The picture really tells it all. Count the number of times I tried to correct a slide, going faster, going faster, going faster until oh shit fuck fuck fuck that’s a pole.
I was lucky enough to emerge unscathed from the crash. (The car took the brunt of the impact above the rear wheel, wrecking the fender, but it did drive home.) I am deeply ashamed, and I am deeply sorry, not only for the nice people at Fiat Chrysler who lent Jalopnik this car, but also to my coworkers who were waiting to drive it, and also use it to record a video the following week.
That video shoot, I had to inform them, would be delayed.
Because of me. Because I was a moron.
Really, it seemed like I wasn’t doing anything that was too extreme, just a little slow slide for a picture. But that’s why it’s worth me giving three little reminders to myself. I would have wished I could have beamed myself back in time to scream them into my own ear, like a ghost of car crashes future.
Instead, I will just blog about them here, for public ridicule, as is Jalopnik’s customary punishment for crashing a press car. You break it, you buy it—or at least tell people about it.
Here’s what I learned.
(Full Disclosure: Fiat wanted me to drive a 124 Abarth so badly that they kindly dropped one off with a full tank of gas. I promptly drove it into a pole. I’m sorry, Fiat.)
It was all going so well. My coworker Kristen Lee wanted to take the Abarth out for a drive and asked if I wanted to come to help take some shots of the car while it was moving, rather than just the usual stationary pictures you get in a car review. Sure. Happy to come along.
We found some wonderful park roads about 45 minutes from New York City in a blossoming New Jersey swamp. It was a nice contrast to how most people think New Jersey looks. That is, a not-blossoming swamp.
A little corner cutting through a field was a perfect opportunity to drive by the camera slowly, and with an extra-slow shutter speed, make the car look like it was really going fast. I figured I would make two passes around the corner.

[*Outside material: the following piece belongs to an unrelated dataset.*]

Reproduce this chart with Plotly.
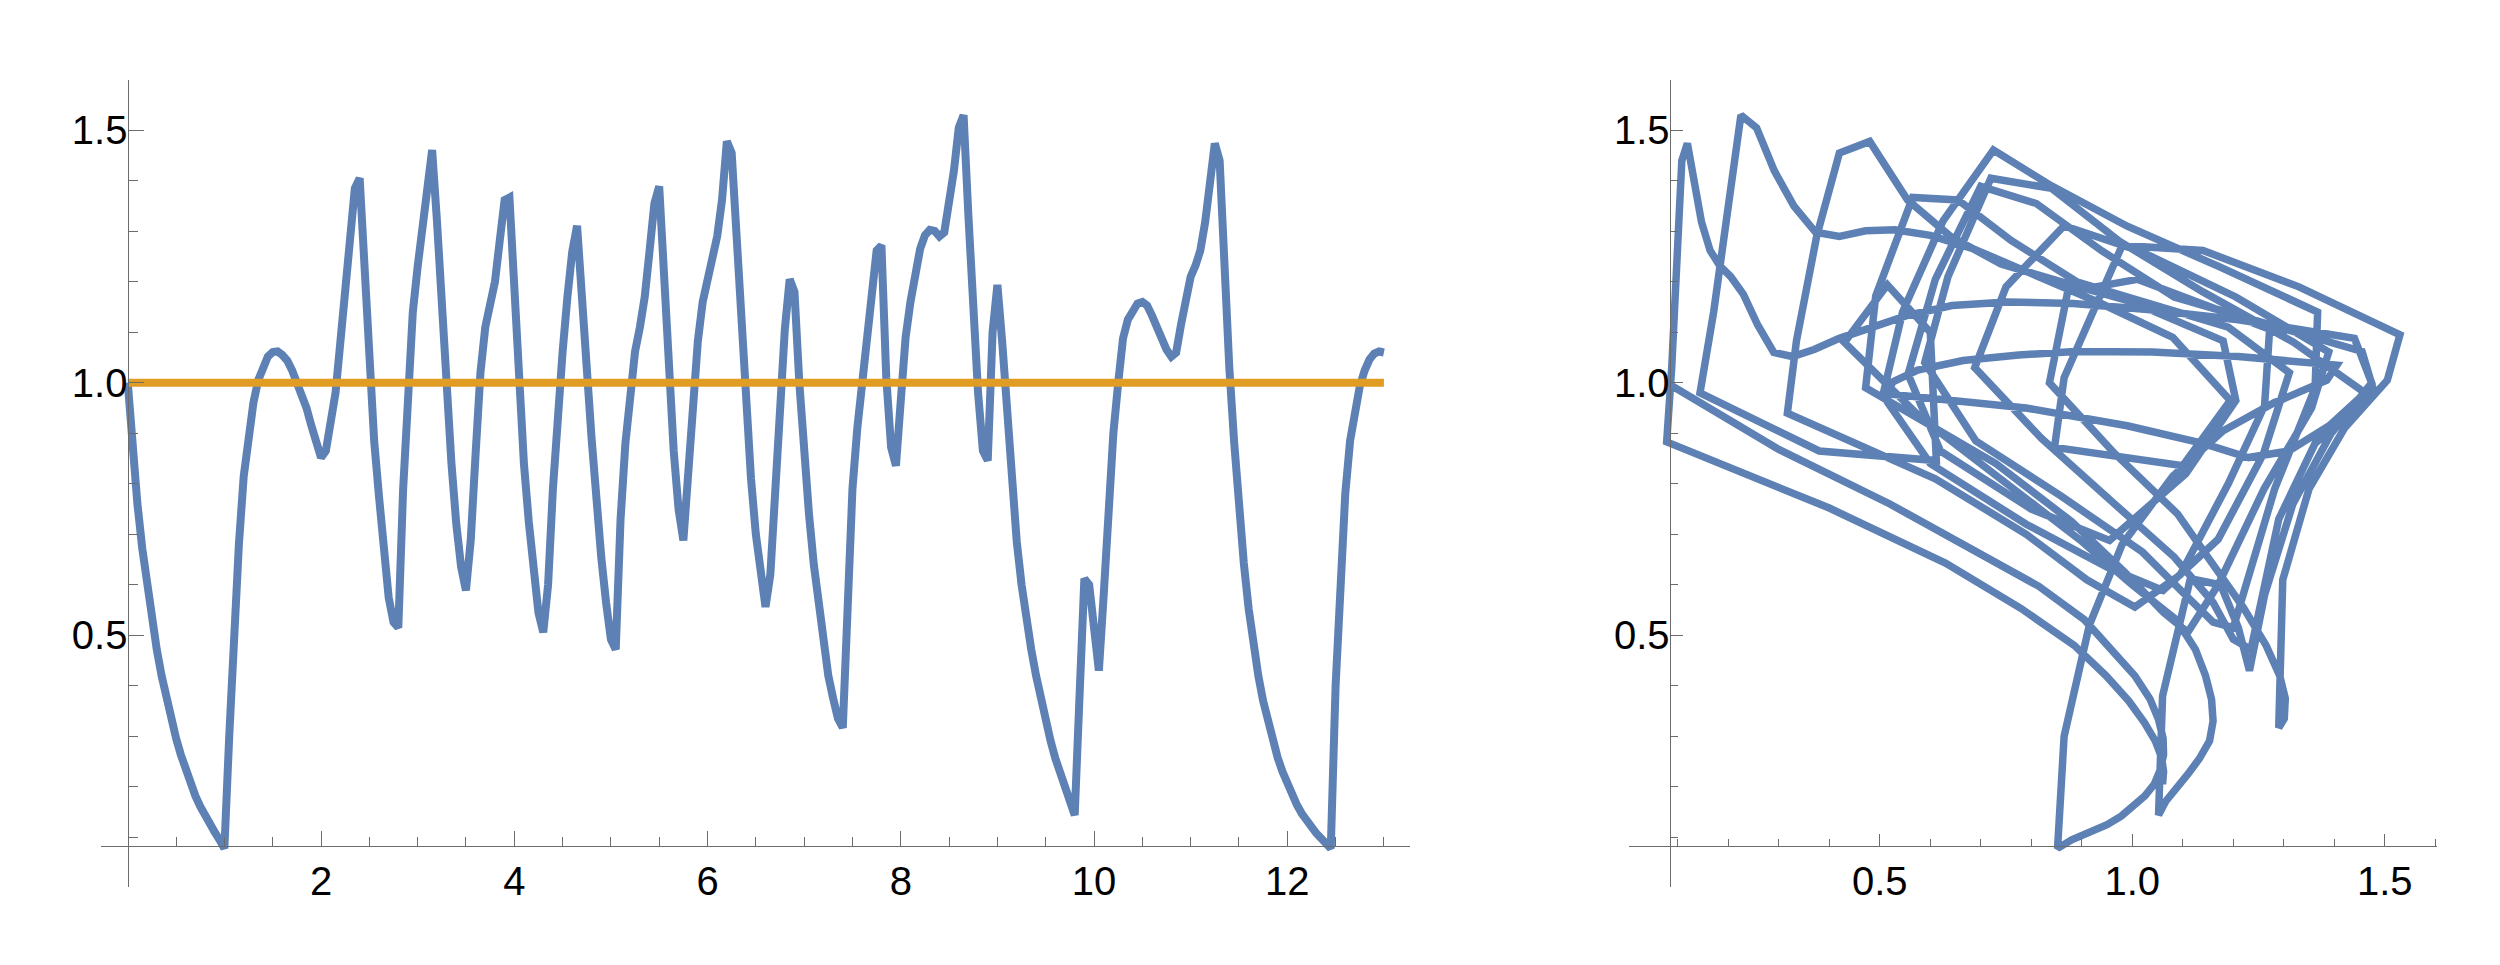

On the first pass, I felt the car load up and I let the tail slide out. Fun. On the second pass, I laid into it a little bit more.
Not as much fun.
I thought the car would drive out of the slide. It didn’t. It just kept spinning the rear tires, and kept spinning them whereupon I realized that things were getting too hectic.
I did what I know not to do: freak out, sharply let off the gas, and oh shit, there’s a pole. Never look at the pole.
There was a skip and a whack as the car, spun right around, smacked its rear fender directly into the wood. The fender took most of the hit, but the wheel was cambered wrong and looked toe’d out. It looked like I could drive out, but once the car cocked a wheel up into the air, it wouldn’t go anywhere. I sat down. This idiot. Let the car get away from me, didn’t keep my head.
I’d need to call a tow and, significantly worse, my boss.
I was in the midst of calling AAA when a Chevy pickup drove up to Kristen and me, taking another look at the very sad man with the even-sadder looking sports car.
“You two are okay?” he asked.
“Yeah. Do you have a tow rope?”
All he had was a few yards of yellow nylon rope bundled up in the back seat.
“I do this all the time, pulling out stuck vehicles at work,” he said with a smile, and a bit of concern, warning us that we did not want to stay here long enough for a cop to drive past. A cop would not like the look of the scene.
But it didn’t take long to pull the car free, first back with a loop around the rear subframe, then over and away from the pole with a loop through the rear passenger-side wheel, then all the way out of the ditch again with the rope looped around the subframe.
The car was banged up, but it drove fine. Nothing looked bent in the suspension, and the wheel wasn’t even scratched. The only thing odd about it was the rear wheel was at enough of an angle to set the steering wheel at an angle while driving straight.
It would’ve seemed weird, but I had spent a whole weekend racing with a car that had all kinds of weird alignments up at the Mt. Washington Hillclimb. Mess with the alignment of the back of the car, and you’ll affect the front of the car, too.
The 124 Abarth, like the Miata on which it is based, is a wonderful-handling car. It’s a fun car, and it encourages you to push a bit harder on every corner you drive. You’ve got this, the Abarth braaps. It has a way of telling you that it’s getting up on its toes, that with a bit more power the rear would step out. This is the information that a driver craves. It’s information that gave me one fun slide and another less fun one.
It’s great to have an alive rear-drive chassis, happy to communicate back with you. You just need to not be an idiot.
That little voice in the back of your mind that asks if it’d be fun to just dip that right foot a little bit deeper down is best left unanswered, at least if you seek to keep all of a car’s body panels un-dented.
In the end, the car drove easily back to the city. Kristen got her pictures of the car (the shot of the first slide came out better than the shot of the second), though her time to review the car was cut a bit short. My boss, Patrick George, was glad to hear that everybody was okay, but disappointed the car was in bad shape.
“I was going to do roadster stuff this weekend,” Patrick lamented.
He would have. He should have. It’d have been wonderful.